TIME: What are you going to do about your injuries?
Ahmed Harara: I'm going to travel to Germany and Switzerland to operate on my eyes. There has been talk about transplants.
Will it work?
Everything is in God's hands. They say that transplants have undergone a revolution why not? I will try, and if God wills, it will happen. It's still undergoing testing, but what I have been told is that it's like chips that are transplanted and the vision is black and white and there are prototypes, so why not, but I'm grateful whatever happens, whether I can see or not. That's why I cannot go to Tahrir. Doctors have prohibited it completely because the new tear gas causes optic-nerve inflammation. Two friends got optic-nerve inflammation and blurred vision for a while from the new gas, which I think is made in U.S.A. ...
If God wills that I start to see again, I will look for office work. If not, I will learn braille and look for any appropriate job. I cannot stay home without work. I was going to work at al-Ahly Bank, with one eye, as I have applied and was accepted. But now my other eye is gone. But I don't think that just because I was injured in my eyes, I should stay home and not move and wait for someone to feed me and give me money without me doing anything. It's not something that should be done.
What event made you an activist? What made this a personal thing for you?

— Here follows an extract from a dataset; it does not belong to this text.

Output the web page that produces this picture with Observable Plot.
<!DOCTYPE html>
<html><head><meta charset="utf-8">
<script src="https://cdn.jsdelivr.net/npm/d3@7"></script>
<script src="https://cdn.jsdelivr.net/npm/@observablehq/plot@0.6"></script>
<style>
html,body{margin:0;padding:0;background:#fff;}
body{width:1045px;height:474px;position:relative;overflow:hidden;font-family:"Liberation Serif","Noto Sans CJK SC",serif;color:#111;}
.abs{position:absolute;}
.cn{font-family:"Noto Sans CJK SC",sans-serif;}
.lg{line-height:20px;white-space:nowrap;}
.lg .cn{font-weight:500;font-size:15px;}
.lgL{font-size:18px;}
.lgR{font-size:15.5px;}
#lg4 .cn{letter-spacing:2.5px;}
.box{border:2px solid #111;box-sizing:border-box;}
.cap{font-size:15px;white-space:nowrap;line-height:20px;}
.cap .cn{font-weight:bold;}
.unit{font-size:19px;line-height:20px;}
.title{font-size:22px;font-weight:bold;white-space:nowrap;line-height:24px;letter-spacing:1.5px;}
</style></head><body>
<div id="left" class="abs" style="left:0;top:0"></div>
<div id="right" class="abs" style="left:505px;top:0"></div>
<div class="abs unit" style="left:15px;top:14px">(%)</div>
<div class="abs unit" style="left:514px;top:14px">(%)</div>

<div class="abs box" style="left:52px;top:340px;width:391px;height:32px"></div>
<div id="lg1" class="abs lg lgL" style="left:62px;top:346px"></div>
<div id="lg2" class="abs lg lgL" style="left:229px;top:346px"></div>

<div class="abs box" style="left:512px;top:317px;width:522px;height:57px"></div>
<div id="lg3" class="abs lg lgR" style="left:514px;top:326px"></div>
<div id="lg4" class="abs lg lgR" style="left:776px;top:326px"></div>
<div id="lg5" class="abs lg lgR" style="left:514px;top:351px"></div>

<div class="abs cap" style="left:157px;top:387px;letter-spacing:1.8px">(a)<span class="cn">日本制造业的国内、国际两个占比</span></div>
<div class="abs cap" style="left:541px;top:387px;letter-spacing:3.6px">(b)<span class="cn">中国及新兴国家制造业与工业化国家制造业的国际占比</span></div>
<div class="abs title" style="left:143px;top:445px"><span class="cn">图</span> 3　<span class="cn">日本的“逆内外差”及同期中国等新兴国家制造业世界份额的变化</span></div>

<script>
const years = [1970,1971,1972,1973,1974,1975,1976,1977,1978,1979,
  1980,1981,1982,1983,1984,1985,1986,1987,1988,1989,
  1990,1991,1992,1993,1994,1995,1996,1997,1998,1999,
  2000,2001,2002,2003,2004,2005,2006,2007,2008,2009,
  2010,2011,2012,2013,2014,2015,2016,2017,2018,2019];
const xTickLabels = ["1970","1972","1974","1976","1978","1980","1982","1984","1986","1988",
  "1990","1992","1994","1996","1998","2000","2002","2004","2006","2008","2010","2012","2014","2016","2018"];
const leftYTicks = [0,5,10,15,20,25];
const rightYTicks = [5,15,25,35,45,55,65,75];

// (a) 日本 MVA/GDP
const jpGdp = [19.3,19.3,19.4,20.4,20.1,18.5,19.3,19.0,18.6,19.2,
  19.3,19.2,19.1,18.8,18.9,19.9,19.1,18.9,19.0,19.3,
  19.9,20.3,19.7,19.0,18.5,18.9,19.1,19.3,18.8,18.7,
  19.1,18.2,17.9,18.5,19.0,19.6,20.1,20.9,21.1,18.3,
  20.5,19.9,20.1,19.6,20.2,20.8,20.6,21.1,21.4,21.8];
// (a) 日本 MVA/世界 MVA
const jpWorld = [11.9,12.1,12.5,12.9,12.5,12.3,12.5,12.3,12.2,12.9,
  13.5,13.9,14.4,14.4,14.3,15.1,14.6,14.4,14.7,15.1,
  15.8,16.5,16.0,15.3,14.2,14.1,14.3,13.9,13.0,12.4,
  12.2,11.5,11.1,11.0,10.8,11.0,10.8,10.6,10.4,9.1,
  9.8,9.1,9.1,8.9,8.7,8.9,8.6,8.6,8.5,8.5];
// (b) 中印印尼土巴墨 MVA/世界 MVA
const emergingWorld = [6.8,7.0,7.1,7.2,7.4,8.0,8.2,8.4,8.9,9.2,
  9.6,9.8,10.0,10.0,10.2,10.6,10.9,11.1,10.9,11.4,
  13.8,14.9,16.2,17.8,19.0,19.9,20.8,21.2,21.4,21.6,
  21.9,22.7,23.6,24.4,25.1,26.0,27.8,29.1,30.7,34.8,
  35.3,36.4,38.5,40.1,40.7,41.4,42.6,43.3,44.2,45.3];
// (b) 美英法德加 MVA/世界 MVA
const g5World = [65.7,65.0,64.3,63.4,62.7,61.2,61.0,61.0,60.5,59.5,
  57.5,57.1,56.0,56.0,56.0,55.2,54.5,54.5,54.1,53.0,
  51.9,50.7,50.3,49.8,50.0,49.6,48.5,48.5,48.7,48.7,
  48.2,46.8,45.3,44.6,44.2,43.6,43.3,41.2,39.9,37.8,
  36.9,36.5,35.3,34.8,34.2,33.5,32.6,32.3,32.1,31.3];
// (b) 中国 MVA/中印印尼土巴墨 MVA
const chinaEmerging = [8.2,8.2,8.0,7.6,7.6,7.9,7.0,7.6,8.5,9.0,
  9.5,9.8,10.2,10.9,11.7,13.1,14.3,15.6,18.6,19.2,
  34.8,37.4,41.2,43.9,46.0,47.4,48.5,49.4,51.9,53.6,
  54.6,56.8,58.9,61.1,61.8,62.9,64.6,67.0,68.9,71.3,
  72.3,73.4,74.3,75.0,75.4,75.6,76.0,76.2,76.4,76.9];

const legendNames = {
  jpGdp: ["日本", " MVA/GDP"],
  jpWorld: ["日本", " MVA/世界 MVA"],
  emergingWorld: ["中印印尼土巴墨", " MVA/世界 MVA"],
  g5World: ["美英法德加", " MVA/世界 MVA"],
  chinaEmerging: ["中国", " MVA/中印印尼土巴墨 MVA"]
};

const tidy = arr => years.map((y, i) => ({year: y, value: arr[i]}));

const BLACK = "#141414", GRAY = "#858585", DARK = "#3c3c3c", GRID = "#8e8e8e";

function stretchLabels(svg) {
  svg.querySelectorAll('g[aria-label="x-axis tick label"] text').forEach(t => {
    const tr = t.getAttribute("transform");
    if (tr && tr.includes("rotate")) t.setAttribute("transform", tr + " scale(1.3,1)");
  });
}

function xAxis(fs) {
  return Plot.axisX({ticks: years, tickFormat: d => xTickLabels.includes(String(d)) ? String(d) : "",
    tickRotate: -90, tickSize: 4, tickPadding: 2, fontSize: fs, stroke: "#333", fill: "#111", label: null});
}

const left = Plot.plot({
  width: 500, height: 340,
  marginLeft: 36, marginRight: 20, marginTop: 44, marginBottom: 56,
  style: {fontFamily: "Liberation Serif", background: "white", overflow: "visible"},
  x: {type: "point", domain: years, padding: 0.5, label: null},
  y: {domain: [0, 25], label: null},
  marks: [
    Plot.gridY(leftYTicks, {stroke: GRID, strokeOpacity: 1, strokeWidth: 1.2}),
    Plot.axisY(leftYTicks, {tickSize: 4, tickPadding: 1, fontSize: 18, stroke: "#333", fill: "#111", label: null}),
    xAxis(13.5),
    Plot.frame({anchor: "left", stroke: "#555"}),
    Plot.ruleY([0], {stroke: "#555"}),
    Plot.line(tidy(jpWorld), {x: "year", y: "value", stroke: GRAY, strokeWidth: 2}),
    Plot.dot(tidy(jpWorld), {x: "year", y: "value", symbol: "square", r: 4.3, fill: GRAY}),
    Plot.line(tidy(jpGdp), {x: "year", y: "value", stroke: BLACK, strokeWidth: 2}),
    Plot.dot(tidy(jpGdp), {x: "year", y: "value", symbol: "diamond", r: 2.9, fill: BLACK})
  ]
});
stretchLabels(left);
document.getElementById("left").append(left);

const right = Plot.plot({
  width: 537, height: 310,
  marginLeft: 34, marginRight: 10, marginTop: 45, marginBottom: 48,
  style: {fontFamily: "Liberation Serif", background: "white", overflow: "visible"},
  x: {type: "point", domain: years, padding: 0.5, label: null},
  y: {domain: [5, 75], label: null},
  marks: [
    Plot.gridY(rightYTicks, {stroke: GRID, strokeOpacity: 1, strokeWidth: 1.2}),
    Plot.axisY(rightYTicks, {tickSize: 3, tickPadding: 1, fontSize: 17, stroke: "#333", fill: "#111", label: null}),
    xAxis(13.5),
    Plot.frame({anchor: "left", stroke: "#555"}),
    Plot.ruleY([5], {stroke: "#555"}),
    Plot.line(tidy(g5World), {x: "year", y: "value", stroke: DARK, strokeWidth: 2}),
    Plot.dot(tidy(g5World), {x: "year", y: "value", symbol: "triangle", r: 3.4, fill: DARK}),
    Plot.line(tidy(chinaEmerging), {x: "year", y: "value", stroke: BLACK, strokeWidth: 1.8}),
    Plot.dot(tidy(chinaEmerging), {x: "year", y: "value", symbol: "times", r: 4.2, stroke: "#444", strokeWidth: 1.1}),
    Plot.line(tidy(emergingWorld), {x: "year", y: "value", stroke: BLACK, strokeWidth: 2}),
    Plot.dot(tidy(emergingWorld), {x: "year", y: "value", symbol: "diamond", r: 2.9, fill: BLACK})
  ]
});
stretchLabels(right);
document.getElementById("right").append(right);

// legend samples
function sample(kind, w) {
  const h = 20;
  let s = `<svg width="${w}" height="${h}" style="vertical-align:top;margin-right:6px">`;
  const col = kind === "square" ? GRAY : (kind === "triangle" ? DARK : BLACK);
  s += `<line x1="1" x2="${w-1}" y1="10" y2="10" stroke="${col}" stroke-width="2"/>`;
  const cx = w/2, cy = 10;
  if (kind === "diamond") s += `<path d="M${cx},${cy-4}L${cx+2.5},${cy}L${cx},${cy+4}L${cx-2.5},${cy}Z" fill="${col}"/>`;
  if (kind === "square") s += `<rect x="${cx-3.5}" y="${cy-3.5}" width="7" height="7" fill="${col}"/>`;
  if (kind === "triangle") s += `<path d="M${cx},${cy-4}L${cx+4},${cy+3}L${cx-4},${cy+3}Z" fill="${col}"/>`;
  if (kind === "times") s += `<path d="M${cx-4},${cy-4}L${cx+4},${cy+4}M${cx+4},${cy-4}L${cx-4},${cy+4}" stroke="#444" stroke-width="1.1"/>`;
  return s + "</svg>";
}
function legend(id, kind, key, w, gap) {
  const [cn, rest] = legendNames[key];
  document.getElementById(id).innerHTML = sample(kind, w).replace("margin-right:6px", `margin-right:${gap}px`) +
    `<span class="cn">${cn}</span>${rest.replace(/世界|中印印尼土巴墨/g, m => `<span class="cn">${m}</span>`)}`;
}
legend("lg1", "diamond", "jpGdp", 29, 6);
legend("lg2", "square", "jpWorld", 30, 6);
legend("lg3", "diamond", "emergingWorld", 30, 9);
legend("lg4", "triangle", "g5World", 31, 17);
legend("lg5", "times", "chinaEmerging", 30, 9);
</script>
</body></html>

Before the revolution, it [my level of political involvement] was mainly talking with my friends, saying that the the current situation is not okay, that the poor are getting poorer and the rich are getting richer. We said it aloud in local cafés but never participated in protests or did anything about it. On Jan. 25, I didn't join protests, because they were mainly calling for the ousting of Habib El Adly [the Interior Minister] and to end the state of emergency, as well as raising minimum wage, and I didn't see that changing one minister for another within the same system would make a difference. But when I saw on Facebook the words "The people want the fall of the regime," I went down there on the 26th. There wasn't much action. We were chased and hit on the 27th too. And on the 28th we found out that people would gather in Mostafa Mahmoud [a mosque in the Cairo neighborhood of Mohandisseen, across the river] so we went there. I felt that that was the first day the entirety of Egypt took to the streets due to the state of extreme anger at the regime. I was hit on the 28th, and I was injured severely with shotgun pellets. There were 64 injuries in my face, six in my neck and four in my lungs that caused internal bleeding, and I had to stay home to rehabilitate. But the minute I could function normally, Tahrir was the place to be, so I joined the protests for trying Mubarak or the cleansing of the police, state media, the judiciary. I started talking to politicians and gaining experience. Before that I wasn't interested in politics beyond talking about the current conditions within my circle of friends.